__OBJECTIVE__.
Return the material exactly as supplied, apart from the pictures, which are omitted.

__DATA SEGMENT__.
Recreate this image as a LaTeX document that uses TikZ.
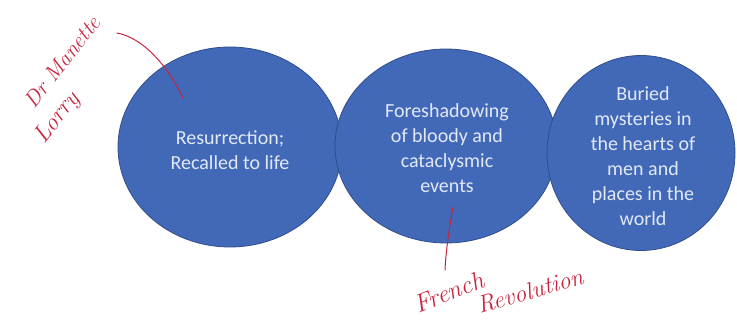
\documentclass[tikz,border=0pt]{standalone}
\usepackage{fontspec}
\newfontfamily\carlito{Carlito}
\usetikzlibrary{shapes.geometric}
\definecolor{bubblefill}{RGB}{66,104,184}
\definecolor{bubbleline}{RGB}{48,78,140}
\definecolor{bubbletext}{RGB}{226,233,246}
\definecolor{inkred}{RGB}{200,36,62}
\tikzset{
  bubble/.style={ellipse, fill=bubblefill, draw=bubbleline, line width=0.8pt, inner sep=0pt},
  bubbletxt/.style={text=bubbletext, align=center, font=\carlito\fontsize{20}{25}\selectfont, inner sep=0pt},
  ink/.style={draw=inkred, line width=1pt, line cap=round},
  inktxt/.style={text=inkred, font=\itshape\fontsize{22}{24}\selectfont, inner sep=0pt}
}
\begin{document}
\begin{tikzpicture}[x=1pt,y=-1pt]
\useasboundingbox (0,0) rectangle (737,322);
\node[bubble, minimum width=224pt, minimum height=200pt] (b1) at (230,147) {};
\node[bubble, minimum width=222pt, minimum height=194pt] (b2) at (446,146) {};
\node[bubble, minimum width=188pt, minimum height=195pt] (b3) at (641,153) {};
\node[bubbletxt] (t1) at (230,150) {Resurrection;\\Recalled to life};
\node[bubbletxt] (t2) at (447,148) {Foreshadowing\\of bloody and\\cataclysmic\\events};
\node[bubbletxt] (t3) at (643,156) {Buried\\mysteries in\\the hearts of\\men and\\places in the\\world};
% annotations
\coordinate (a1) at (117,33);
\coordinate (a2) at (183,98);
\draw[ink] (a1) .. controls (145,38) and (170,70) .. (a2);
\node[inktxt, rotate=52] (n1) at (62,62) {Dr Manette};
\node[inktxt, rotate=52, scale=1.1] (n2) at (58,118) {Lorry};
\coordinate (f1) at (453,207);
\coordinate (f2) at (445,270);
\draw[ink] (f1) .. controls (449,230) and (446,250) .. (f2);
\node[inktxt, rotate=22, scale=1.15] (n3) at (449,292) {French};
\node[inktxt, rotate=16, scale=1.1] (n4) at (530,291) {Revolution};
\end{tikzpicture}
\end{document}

__CORRECT RESPONSE__.
Recreate this image as a LaTeX document that uses TikZ.
\documentclass[tikz,border=0pt]{standalone}
\usepackage{fontspec}
\newfontfamily\carlito{Carlito}
\usetikzlibrary{shapes.geometric}
\definecolor{bubblefill}{RGB}{66,104,184}
\definecolor{bubbleline}{RGB}{48,78,140}
\definecolor{bubbletext}{RGB}{226,233,246}
\definecolor{inkred}{RGB}{200,36,62}
\tikzset{
  bubble/.style={ellipse, fill=bubblefill, draw=bubbleline, line width=0.8pt, inner sep=0pt},
  bubbletxt/.style={text=bubbletext, align=center, font=\carlito\fontsize{20}{25}\selectfont, inner sep=0pt},
  ink/.style={draw=inkred, line width=1pt, line cap=round},
  inktxt/.style={text=inkred, font=\itshape\fontsize{22}{24}\selectfont, inner sep=0pt}
}
\begin{document}
\begin{tikzpicture}[x=1pt,y=-1pt]
\useasboundingbox (0,0) rectangle (737,322);
\node[bubble, minimum width=224pt, minimum height=200pt] (b1) at (230,147) {};
\node[bubble, minimum width=222pt, minimum height=194pt] (b2) at (446,146) {};
\node[bubble, minimum width=188pt, minimum height=195pt] (b3) at (641,153) {};
\node[bubbletxt] (t1) at (230,150) {Resurrection;\\Recalled to life};
\node[bubbletxt] (t2) at (447,148) {Foreshadowing\\of bloody and\\cataclysmic\\events};
\node[bubbletxt] (t3) at (643,156) {Buried\\mysteries in\\the hearts of\\men and\\places in the\\world};
% annotations
\coordinate (a1) at (117,33);
\coordinate (a2) at (183,98);
\draw[ink] (a1) .. controls (145,38) and (170,70) .. (a2);
\node[inktxt, rotate=52] (n1) at (62,62) {Dr Manette};
\node[inktxt, rotate=52, scale=1.1] (n2) at (58,118) {Lorry};
\coordinate (f1) at (453,207);
\coordinate (f2) at (445,270);
\draw[ink] (f1) .. controls (449,230) and (446,250) .. (f2);
\node[inktxt, rotate=22, scale=1.15] (n3) at (449,292) {French};
\node[inktxt, rotate=16, scale=1.1] (n4) at (530,291) {Revolution};
\end{tikzpicture}
\end{document}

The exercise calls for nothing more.